* Task requirements
State how many lines of the entries hold the string "would". Reply with the number alone.

* Source records
:::
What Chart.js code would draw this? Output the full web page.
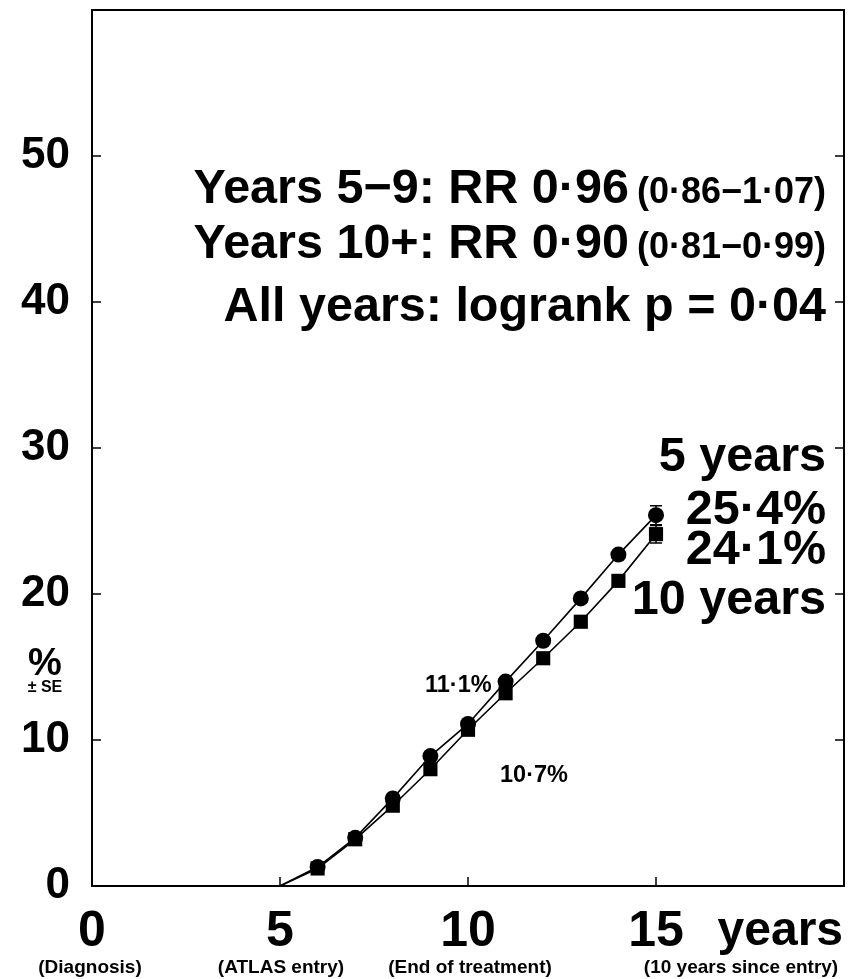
<!DOCTYPE html>
<html>
<head>
<meta charset="utf-8">
<title>Cumulative risk</title>
<script src="https://cdn.jsdelivr.net/npm/chart.js@4.4.1/dist/chart.umd.min.js"></script>
<style>
  html, body { margin: 0; padding: 0; background: #fff; }
  #wrap { width: 849px; height: 979px; position: relative; }
</style>
</head>
<body>
<div id="wrap"><canvas id="riskChart"></canvas></div>
<script>
/* =========================================================
   DATA
========================================================= */
const years      = [5, 6, 7, 8, 9, 10, 11, 12, 13, 14, 15];
const circleVals = [0, 1.3, 3.3, 6.0, 8.9, 11.1, 14.0, 16.8, 19.7, 22.7, 25.4];
const squareVals = [0, 1.2, 3.2, 5.5, 8.0, 10.7, 13.2, 15.6, 18.1, 20.9, 24.1];
const circleSE   = [0, 0, 0, 0, 0, 0, 0, 0, 0, 0, 0.65];
const squareSE   = [0, 0, 0, 0, 0, 0, 0, 0, 0, 0, 0.6];

const xTicks = [0, 5, 10, 15];
const yTicks = [0, 10, 20, 30, 40, 50];

const FONT = "'Liberation Sans', Arial, Helvetica, sans-serif";

function points(vals) {
  return years.map((x, i) => ({ x, y: vals[i] }));
}
// no marker at the starting point (value 0)
function radii(vals, r) {
  return vals.map(v => (v === 0 ? 0 : r));
}

/* =========================================================
   PLUGIN: frame, inner ticks, error bars, texts
========================================================= */
const decorPlugin = {
  id: "decor",
  afterDraw(chart) {
    const ctx = chart.ctx;
    const a = chart.chartArea;
    const xs = chart.scales.x;
    const ys = chart.scales.y;

    ctx.save();
    ctx.strokeStyle = "#000";
    ctx.lineWidth = 2;
    ctx.strokeRect(a.left, a.top, a.right - a.left, a.bottom - a.top);

    // inward tick marks
    ctx.lineWidth = 1.5;
    ctx.beginPath();
    yTicks.slice(1).forEach(v => {
      const py = ys.getPixelForValue(v);
      ctx.moveTo(a.left, py);  ctx.lineTo(a.left + 9, py);
      ctx.moveTo(a.right, py); ctx.lineTo(a.right - 9, py);
    });
    xTicks.slice(1).forEach(v => {
      const px = xs.getPixelForValue(v);
      ctx.moveTo(px, a.bottom); ctx.lineTo(px, a.bottom - 9);
    });
    ctx.stroke();

    // error bars
    ctx.lineWidth = 1.5;
    [[circleVals, circleSE], [squareVals, squareSE]].forEach(([vals, se]) => {
      years.forEach((x, i) => {
        if (!se[i]) return;
        const px = xs.getPixelForValue(x);
        const lo = ys.getPixelForValue(vals[i] - se[i]);
        const hi = ys.getPixelForValue(vals[i] + se[i]);
        ctx.beginPath();
        ctx.moveTo(px, lo); ctx.lineTo(px, hi);
        ctx.moveTo(px - 6, lo); ctx.lineTo(px + 6, lo);
        ctx.moveTo(px - 6, hi); ctx.lineTo(px + 6, hi);
        ctx.stroke();
      });
    });

    ctx.fillStyle = "#000";
    ctx.textBaseline = "alphabetic";

    // right-aligned big text with optional smaller tail
    function line(big, small, y) {
      let right = 826;
      ctx.textAlign = "right";
      if (small) {
        ctx.font = "bold 36px " + FONT;
        ctx.fillText(small, right, y);
        right -= ctx.measureText(small).width + 8;
      }
      ctx.font = "bold 48.5px " + FONT;
      ctx.fillText(big, right, y);
    }
    line("Years 5\u22129: RR 0\u00b796", "(0\u00b786\u22121\u00b707)", 203);
    line("Years 10+: RR 0\u00b790", "(0\u00b781\u22120\u00b799)", 258);
    line("All years: logrank p = 0\u00b704", null, 321);
    line("5 years", null, 471);
    line("25\u00b74%", null, 524);
    line("24\u00b71%", null, 564);
    line("10 years", null, 614);

    ctx.font = "bold 23.5px " + FONT;
    ctx.textAlign = "left";
    ctx.fillText("11\u00b71%", 425, 692);
    ctx.fillText("10\u00b77%", 500, 782);

    ctx.textAlign = "center";
    ctx.font = "bold 38px " + FONT;
    ctx.fillText("%", 45, 675);
    ctx.font = "bold 16px " + FONT;
    ctx.fillText("\u00b1 SE", 45, 692);

    ctx.font = "bold 48px " + FONT;
    ctx.textAlign = "right";
    ctx.fillText("years", 843, 945);

    ctx.font = "bold 19px " + FONT;
    ctx.textAlign = "center";
    ctx.fillText("(Diagnosis)", 90, 973);
    ctx.fillText("(ATLAS entry)", 281, 973);
    ctx.fillText("(End of treatment)", 470, 973);
    ctx.fillText("(10 years since entry)", 741, 973);
    ctx.restore();
  }
};

/* =========================================================
   CHART
========================================================= */
new Chart(document.getElementById("riskChart"), {
  type: "line",
  data: {
    datasets: [
      {
        label: "Squares",
        data: points(squareVals),
        borderColor: "#000",
        backgroundColor: "#000",
        borderWidth: 1.6,
        pointStyle: "rect",
        pointRadius: radii(squareVals, 10),
        pointBorderWidth: 0,
        tension: 0
      },
      {
        label: "Circles",
        data: points(circleVals),
        borderColor: "#000",
        backgroundColor: "#000",
        borderWidth: 1.6,
        pointStyle: "circle",
        pointRadius: radii(circleVals, 8),
        pointBorderWidth: 0,
        tension: 0
      }
    ]
  },
  options: {
    responsive: true,
    maintainAspectRatio: false,
    animation: false,
    layout: { autoPadding: false, padding: { top: 10, right: 5, left: 0, bottom: 0 } },
    plugins: {
      legend: { display: false },
      tooltip: { enabled: false }
    },
    scales: {
      x: {
        type: "linear",
        min: 0,
        max: 20,
        afterFit: s => { s.height = 93; s.paddingLeft = 0; s.paddingRight = 0; },
        afterBuildTicks: s => { s.ticks = xTicks.map(v => ({ value: v })); },
        grid: { display: false },
        border: { display: false },
        ticks: {
          color: "#000",
          padding: 8,
          maxRotation: 0,
          autoSkip: false,
          font: { family: FONT, size: 50, weight: "bold" }
        }
      },
      y: {
        min: 0,
        max: 60,
        afterFit: s => { s.width = 92; s.paddingTop = 0; s.paddingBottom = 0; },
        afterBuildTicks: s => { s.ticks = yTicks.map(v => ({ value: v })); },
        grid: { display: false },
        border: { display: false },
        ticks: {
          color: "#000",
          padding: 14,
          autoSkip: false,
          font: { family: FONT, size: 44, weight: "bold" }
        }
      }
    }
  },
  plugins: [decorPlugin]
});
</script>
</body>
</html>
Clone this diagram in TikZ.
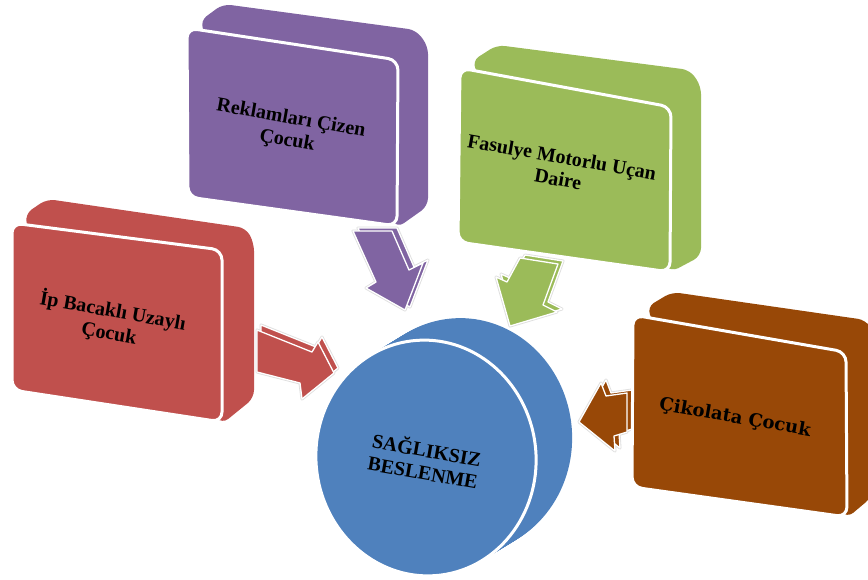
\documentclass[tikz,border=0pt]{standalone}
\usepackage{fontspec}
\setmainfont{Liberation Serif}
\newfontfamily\slabfont{DejaVu Serif}
\definecolor{cpurple}{HTML}{8064A2}
\definecolor{cred}{HTML}{C0504D}
\definecolor{cgreen}{HTML}{9BBB59}
\definecolor{cbrown}{HTML}{984807}
\definecolor{cblue}{HTML}{4F81BD}
\newcommand{\threedarrow}[3]{%
  \draw[halo, shift={#2}] #3 -- cycle;
  \draw[halo] #3 -- cycle;
  \filldraw[#1, face, shift={#2}] #3 -- cycle;
  \filldraw[#1, face] #3 -- cycle;}
\begin{document}
\begin{tikzpicture}[x=1pt,y=-1pt,
  halo/.style={draw=black!13, line width=3pt, line join=round},
  face/.style={draw=white, line width=1.3pt, line join=round},
  boxback/.style={rounded corners=8pt},
  boxfront/.style={rounded corners=10pt, draw=white, line width=3pt},
  lbl/.style={font=\bfseries\fontsize{20}{22.5}\selectfont, align=center, rotate=-10, text=black}]
\useasboundingbox (0,0) rectangle (868,579);
\clip (0,0) rectangle (868,579);

% block arrows
\threedarrow{cred}{(4,-5)}{(257,330) -- (312,352) -- (318,342) -- (334,373) -- (302,399) -- (300,383) -- (257,372)}
\threedarrow{cpurple}{(5,-3)}{(353,231) -- (392,231) -- (409,270) -- (423,263) -- (405,310) -- (366,288) -- (376,282)}
\threedarrow{cgreen}{(5,-3)}{(520,258) -- (558,264) -- (543,305) -- (557,312) -- (510,326) -- (496,277) -- (507,282)}
\threedarrow{cbrown}{(5,-3)}{(579,422) -- (601,383) -- (606,396) -- (627,393) -- (627,432) -- (614,436) -- (615,451)}

% red box
\fill[cred, boxback] (30,240) -- (25,214) -- (47,199) -- (246,228) -- (254,243) -- (254,398) -- (222,424) -- (200,400) -- cycle;
\filldraw[cred, boxfront] (12,223) -- (222,250) -- (222,422) -- (12,390) -- cycle;
% purple box
\fill[cpurple, boxback] (215,60) -- (200,21) -- (223,4) -- (416,30) -- (428,46) -- (428,206) -- (397,228) -- (380,200) -- cycle;
\filldraw[cpurple, boxfront] (187,28) -- (398,60) -- (397,226) -- (188,197) -- cycle;
% green box
\fill[cgreen, boxback] (490,100) -- (472,61) -- (497,45) -- (690,70) -- (701,86) -- (701,256) -- (671,272) -- (650,250) -- cycle;
\filldraw[cgreen, boxfront] (460,68) -- (671,107) -- (670,272) -- (458,242) -- cycle;
% brown box
\fill[cbrown, boxback] (660,340) -- (647,307) -- (672,292) -- (866,320) -- (872,330) -- (872,497) -- (847,518) -- (830,500) -- cycle;
\filldraw[cbrown, boxfront] (633,315) -- (846,352) -- (847,517) -- (632,487) -- cycle;

% central disc
\foreach \i in {0,...,25}
  \fill[cblue, shift={(1.44*\i,-0.88*\i)}, rotate around={7:(426,458)}] (426,458) ellipse [x radius=110, y radius=118];
\filldraw[cblue, draw=white, line width=3pt, rotate around={7:(426,458)}] (426,458) ellipse [x radius=110, y radius=118];

% labels
\node[lbl] (reklam) at (289,130) {Reklamları Çizen\\Çocuk};
\node[lbl] (ip) at (111,322) {İp Bacaklı Uzaylı\\Çocuk};
\node[lbl] (fasulye) at (560,168) {Fasulye Motorlu Uçan\\Daire};
\node[lbl, font=\slabfont\bfseries\fontsize{18}{20}\selectfont] (cikolata) at (735,418) {Çikolata Çocuk};
\node[lbl] (merkez) at (425,460) {SAĞLIKSIZ\\BESLENME};
\end{tikzpicture}
\end{document}
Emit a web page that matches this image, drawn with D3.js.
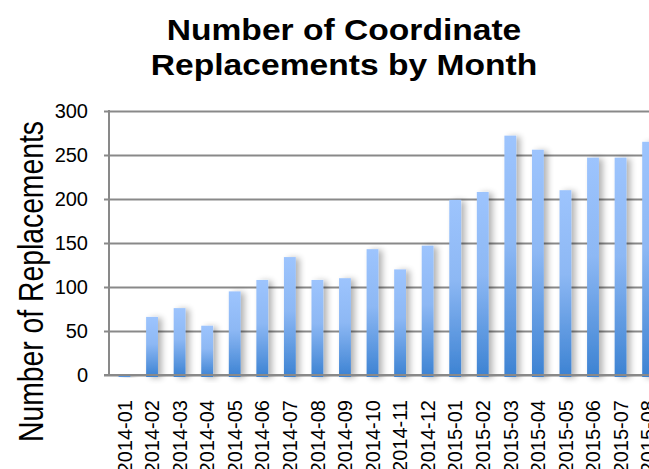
<!DOCTYPE html>
<html>
<head>
<meta charset="utf-8">
<script src="https://cdn.jsdelivr.net/npm/d3@7"></script>
<style>
    html, body { margin: 0; padding: 0; background: #fff; }
    svg { display: block; font-family: "Liberation Sans", Arial, sans-serif; }
</style>
</head>
<body>
<div id="chart"></div>
<script>
// data
const months = [
    "2014-01", "2014-02", "2014-03", "2014-04", "2014-05", "2014-06", "2014-07",
    "2014-08", "2014-09", "2014-10", "2014-11", "2014-12", "2015-01", "2015-02",
    "2015-03", "2015-04", "2015-05", "2015-06", "2015-07", "2015-08",
];
const replacements = [1, 66, 76, 56, 95, 108, 134, 108, 110, 143, 120, 147, 199, 208, 272, 256, 210, 247, 247, 265];
const yTicks = [0, 50, 100, 150, 200, 250, 300];
const titleLines = ["Number of Coordinate", "Replacements by Month"];
const yTitle = "Number of Replacements";

// constants
const WIDTH = 649;
const HEIGHT = 469;
const AXIS_X = 109;
const PLOT_TOP = 111;
const PLOT_BOTTOM = 375;
const STEP = 27.56;
const BAR_GAP = 0.57;
const GRID_COLOUR = "#898989";
const FONT = "\"Liberation Sans\", Arial, sans-serif";

const svg = d3.select("#chart").append("svg")
    .attr("width", WIDTH)
    .attr("height", HEIGHT);

const x = d3.scaleBand()
    .domain(months)
    .range([AXIS_X + 1.7, AXIS_X + 1.7 + STEP * months.length])
    .paddingInner(BAR_GAP)
    .paddingOuter(BAR_GAP / 2);

const y = d3.scaleLinear()
    .domain([0, 300])
    .range([PLOT_BOTTOM, PLOT_TOP]);

buildDefs();

// gridlines + left ticks
const yAxis = d3.axisLeft(y)
    .tickValues(yTicks)
    .tickSize(-(WIDTH - AXIS_X))
    .tickPadding(21)
    .tickSizeOuter(0);

const gy = svg.append("g")
    .attr("transform", "translate(" + AXIS_X + ",0)")
    .call(yAxis);
gy.select(".domain").remove();
gy.selectAll(".tick line")
    .attr("x1", -5)
    .attr("stroke", GRID_COLOUR)
    .attr("stroke-width", 2);
gy.selectAll(".tick text")
    .attr("x", -21)
    .attr("font-size", 20)
    .attr("font-family", FONT)
    .attr("fill", "#000");

// bars
svg.append("g")
    .selectAll("rect")
    .data(replacements)
    .join("rect")
    .attr("x", (d, i) => x(months[i]))
    .attr("y", d => y(d))
    .attr("width", x.bandwidth())
    .attr("height", d => y(0) - y(d) + 2)
    .attr("fill", "url(#barFill)")
    .attr("filter", "url(#barShadow)");

// axis lines
svg.append("line")
    .attr("x1", AXIS_X).attr("x2", AXIS_X)
    .attr("y1", PLOT_TOP - 1).attr("y2", PLOT_BOTTOM + 1)
    .attr("stroke", GRID_COLOUR)
    .attr("stroke-width", 2);
svg.append("line")
    .attr("x1", AXIS_X - 5).attr("x2", WIDTH)
    .attr("y1", PLOT_BOTTOM).attr("y2", PLOT_BOTTOM)
    .attr("stroke", GRID_COLOUR)
    .attr("stroke-width", 2);

// month labels
const xAxis = d3.axisBottom(x).tickSize(0).tickSizeOuter(0);
const gx = svg.append("g")
    .attr("transform", "translate(0," + PLOT_BOTTOM + ")")
    .call(xAxis);
gx.select(".domain").remove();
gx.selectAll(".tick text")
    .attr("font-size", 20)
    .attr("font-family", FONT)
    .attr("fill", "#000")
    .attr("text-anchor", "end")
    .attr("x", 0)
    .attr("y", 0)
    .attr("dy", "0.36em")
    .attr("transform", "translate(0,25) rotate(-90)");

// titles
svg.append("g")
    .selectAll("text")
    .data(titleLines)
    .join("text")
    .attr("transform", (d, i) => "translate(344," + (40 + i * 35) + ") scale(1.12,1)")
    .attr("text-anchor", "middle")
    .attr("font-size", 30)
    .attr("font-weight", "bold")
    .text(d => d);

svg.append("text")
    .attr("transform", "translate(43,281.5) scale(1.23,1) rotate(-90)")
    .attr("text-anchor", "middle")
    .attr("font-size", 28.3)
    .text(yTitle);

function buildDefs() {
    const defs = svg.append("defs");
    const grad = defs.append("linearGradient")
        .attr("id", "barFill")
        .attr("x1", 0).attr("y1", 0)
        .attr("x2", 0).attr("y2", 1);
    grad.append("stop").attr("offset", "0%").attr("stop-color", "#9dc4fd");
    grad.append("stop").attr("offset", "45%").attr("stop-color", "#8db8f4");
    grad.append("stop").attr("offset", "100%").attr("stop-color", "#3c82d2");

    const f = defs.append("filter")
        .attr("id", "barShadow")
        .attr("x", "-50%").attr("y", "-10%")
        .attr("width", "250%").attr("height", "120%");
    f.append("feGaussianBlur")
        .attr("in", "SourceAlpha")
        .attr("stdDeviation", 3)
        .attr("result", "blur");
    f.append("feOffset")
        .attr("in", "blur")
        .attr("dx", 4).attr("dy", 1)
        .attr("result", "off");
    f.append("feComponentTransfer")
        .attr("in", "off")
        .attr("result", "soft")
        .append("feFuncA")
        .attr("type", "linear")
        .attr("slope", 0.3);
    const merge = f.append("feMerge");
    merge.append("feMergeNode").attr("in", "soft");
    merge.append("feMergeNode").attr("in", "SourceGraphic");
}
</script>
</body>
</html>
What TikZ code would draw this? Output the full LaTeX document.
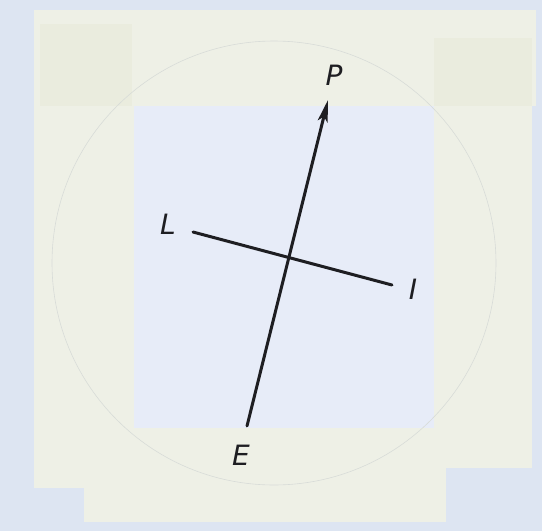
:::
* Response for this exercise
2